U.S. Secretary of Labor Hilda Solis is leaving her post with a feeling of satisfaction from accomplishments during her four years in the post but ready to start something new, she writes in a farewell message on DOL's Work in Progress blog. It was posted Jan. 22, the day after President Obama's second inauguration. Solis had announced about two weeks earlier her intention to resign.
"We don't do what we do for the money, or the glory; we do it because public service is the very best way to make your own, unique contribution to the world. Leaders may change, circumstances may change, but our service must be constant. It forms an unbreakable bond between ourselves and our communities, our country and the people we care about," she wrote.
"We are all on a journey of service. Yesterday, in an outstanding inaugural speech that mentioned Seneca Falls, Selma and Stonewall, the president gave us a map for that journey of service. He said it is our generation's task to carry on what those pioneers began and to make the values of life, liberty and the pursuit of happiness real for every American. We know that there will be challenges on this journey—there always are. But there is also a true path. And we've been on that path for the past four years at the U.S. Department of Labor."

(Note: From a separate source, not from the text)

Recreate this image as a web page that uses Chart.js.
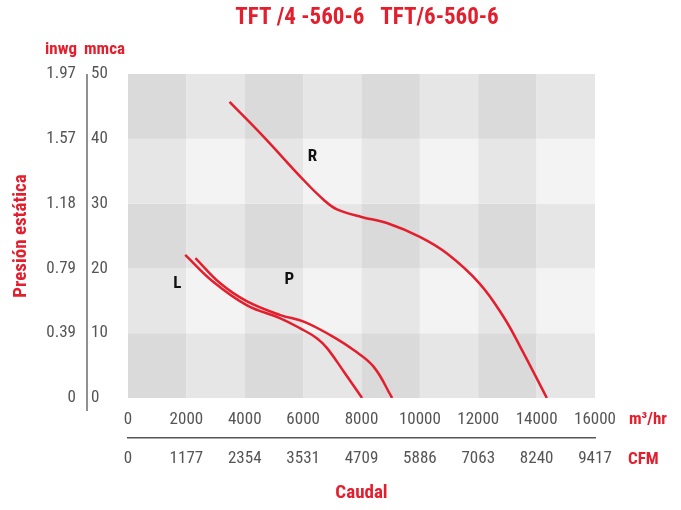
<!DOCTYPE html>
<html lang="es">
<head>
  <meta charset="UTF-8">
  <title>TFT /4 -560-6 TFT/6-560-6</title>
  <style>
    html, body { margin: 0; padding: 0; background: #fff; }
  </style>
</head>
<body>
  <canvas id="curveChart" width="681" height="510"></canvas>
  <script src="https://cdn.jsdelivr.net/npm/chart.js"></script>
  <script>
    // axis ticks
    const flowTicks = [0, 2000, 4000, 6000, 8000, 10000, 12000, 14000, 16000];
    const cfmLabels = ['0', '1177', '2354', '3531', '4709', '5886', '7063', '8240', '9417'];
    const mmcaTicks = [0, 10, 20, 30, 40, 50];
    const inwgLabels = ['0', '0.39', '0.79', '1.18', '1.57', '1.97'];

    // curves (m3/hr, mmca)
    const rFlow = [3480, 4650, 5960, 6700, 7160, 8030, 8870, 9980, 10930, 12040, 12870, 13440, 14350];
    const rPressure = [45.7, 40.3, 33.9, 30.6, 29.1, 27.9, 27.0, 24.9, 22.3, 17.7, 12.5, 7.9, 0];

    const lFlow = [1960, 2930, 4080, 5220, 5900, 6480, 6820, 7390, 8020];
    const lPressure = [22.1, 17.9, 14.3, 12.3, 10.75, 9.2, 7.7, 4.1, 0];

    const pFlow = [2310, 3160, 4080, 5220, 6020, 6930, 7730, 8420, 9050];
    const pPressure = [21.6, 17.7, 14.9, 12.8, 11.8, 9.7, 7.4, 4.8, 0];

    const curveNames = ['R', 'L', 'P'];
    const nameFlow = [6320, 1690, 5530];
    const namePressure = [37.3, 17.7, 18.2];

    const RED = '#e31e2d';
    const GREY = '#555';
    const NARROW = '"Liberation Sans Narrow", "Roboto Condensed", "Roboto", sans-serif';

    const toPoints = (xs, ys) => xs.map((x, i) => ({ x: x, y: ys[i] }));

    const decor = {
      id: 'decor',
      beforeDatasetsDraw(chart) {
        const { ctx, chartArea } = chart;
        const xs = chart.scales.xM;
        const ys = chart.scales.yMm;
        ctx.save();
        for (let i = 0; i < flowTicks.length - 1; i++) {
          for (let j = 0; j < mmcaTicks.length - 1; j++) {
            const x0 = xs.getPixelForValue(flowTicks[i]);
            const x1 = xs.getPixelForValue(flowTicks[i + 1]);
            const y0 = ys.getPixelForValue(mmcaTicks[j + 1]);
            const y1 = ys.getPixelForValue(mmcaTicks[j]);
            const darkRow = j % 2 === 0;
            const darkCol = i % 2 === 0;
            ctx.fillStyle = darkRow && darkCol ? '#dadada' : (darkRow || darkCol ? '#e6e6e6' : '#f3f3f3');
            ctx.fillRect(x0, y0, x1 - x0, y1 - y0);
          }
        }
        // separator between the two pressure scales
        const sep = chart.scales.yIn.right - 4;
        ctx.strokeStyle = GREY;
        ctx.lineWidth = 1.3;
        ctx.beginPath();
        ctx.moveTo(sep, chartArea.top);
        ctx.lineTo(sep, chartArea.bottom + 13);
        ctx.stroke();
        ctx.restore();
      },
      afterDraw(chart) {
        const { ctx } = chart;
        const xs = chart.scales.xM;
        const ys = chart.scales.yMm;
        ctx.save();
        ctx.fillStyle = RED;
        ctx.textBaseline = 'middle';

        ctx.font = 'bold 23px ' + NARROW;
        ctx.textAlign = 'center';
        ctx.fillText('TFT /4 -560-6   TFT/6-560-6', 367, 18);

        ctx.font = 'bold 17px ' + NARROW;
        ctx.textAlign = 'right';
        ctx.fillText('inwg', 77, 50);
        ctx.textAlign = 'left';
        ctx.fillText('mmca', 84, 50);

        ctx.font = 'bold 17px ' + NARROW;
        ctx.fillText('m³/hr', 629, 420);
        ctx.fillText('CFM', 628, 460);

        ctx.fillStyle = '#111';
        ctx.font = 'bold 17px ' + NARROW;
        ctx.textAlign = 'center';
        curveNames.forEach((name, i) => {
          ctx.fillText(name, xs.getPixelForValue(nameFlow[i]), ys.getPixelForValue(namePressure[i]));
        });
        ctx.restore();
      }
    };

    const curveStyle = {
      borderColor: RED,
      borderWidth: 2.5,
      pointRadius: 0,
      fill: false,
      tension: 0.4,
      xAxisID: 'xM',
      yAxisID: 'yMm'
    };

    const tickFont = { family: NARROW, size: 17 };

    new Chart(document.getElementById('curveChart'), {
      type: 'line',
      data: {
        datasets: [
          Object.assign({ label: 'R', data: toPoints(rFlow, rPressure) }, curveStyle),
          Object.assign({ label: 'L', data: toPoints(lFlow, lPressure) }, curveStyle),
          Object.assign({ label: 'P', data: toPoints(pFlow, pPressure) }, curveStyle)
        ]
      },
      options: {
        responsive: false,
        animation: false,
        layout: { padding: { left: 0, right: 86, top: 74, bottom: 0 } },
        plugins: {
          legend: { display: false },
          tooltip: { enabled: false }
        },
        scales: {
          xM: {
            type: 'linear',
            position: 'bottom',
            weight: 0,
            min: 0,
            max: 16000,
            grid: { display: false },
            border: { display: false },
            ticks: {
              stepSize: 2000, autoSkip: false, maxRotation: 0, padding: 4, color: GREY, font: tickFont,
              callback: (v) => String(v)
            },
            afterFit: (s) => { s.height = 40; }
          },
          xC: {
            type: 'linear',
            position: 'bottom',
            weight: 1,
            min: 0,
            max: 16000,
            grid: { display: false, drawTicks: false },
            border: { display: true, color: GREY, width: 1.5 },
            ticks: {
              stepSize: 2000, autoSkip: false, maxRotation: 0, padding: 11, color: GREY, font: tickFont,
              callback: (v, i) => cfmLabels[i]
            },
            title: { display: true, text: 'Caudal', color: RED, font: { family: NARROW, size: 19, weight: 'bold' }, padding: { top: 0, bottom: 5 } },
            afterFit: (s) => { s.height = 72; }
          },
          yIn: {
            type: 'linear',
            position: 'left',
            weight: 1,
            min: 0,
            max: 50,
            grid: { display: false, drawTicks: false },
            border: { display: false },
            ticks: {
              stepSize: 10, padding: 15, color: GREY, font: tickFont,
              callback: (v, i) => inwgLabels[i]
            },
            title: { display: true, text: 'Presión estática', color: RED, font: { family: NARROW, size: 19, weight: 'bold' }, padding: { top: 10, bottom: 0 } },
            afterFit: (s) => { s.width = 91; }
          },
          yMm: {
            type: 'linear',
            position: 'left',
            weight: 0,
            min: 0,
            max: 50,
            grid: { display: false, drawTicks: false },
            border: { display: false },
            ticks: { stepSize: 10, crossAlign: 'far', color: GREY, font: tickFont },
            afterFit: (s) => { s.width = 37; }
          }
        }
      },
      plugins: [decor]
    });
  </script>
</body>
</html>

She then listed these accomplishments:
- "We have funded more job training programs that have enhanced the skills of more than 1.7 million people.
- "We have conducted more wage and hour investigations and collected more back wages for more than 300,000 people.
- "We modernized Unemployment Insurance benefits so that it could provide a lifeline to more people.
- "And -— quite simply —- and I say this with pride, satisfaction and immense gratitude: we have saved more workers' lives.
"Our record of achievement has been remarkable," she continued. "But there is still so much more we have to do. And I'm counting on the colleagues I leave behind to do it. And to do more."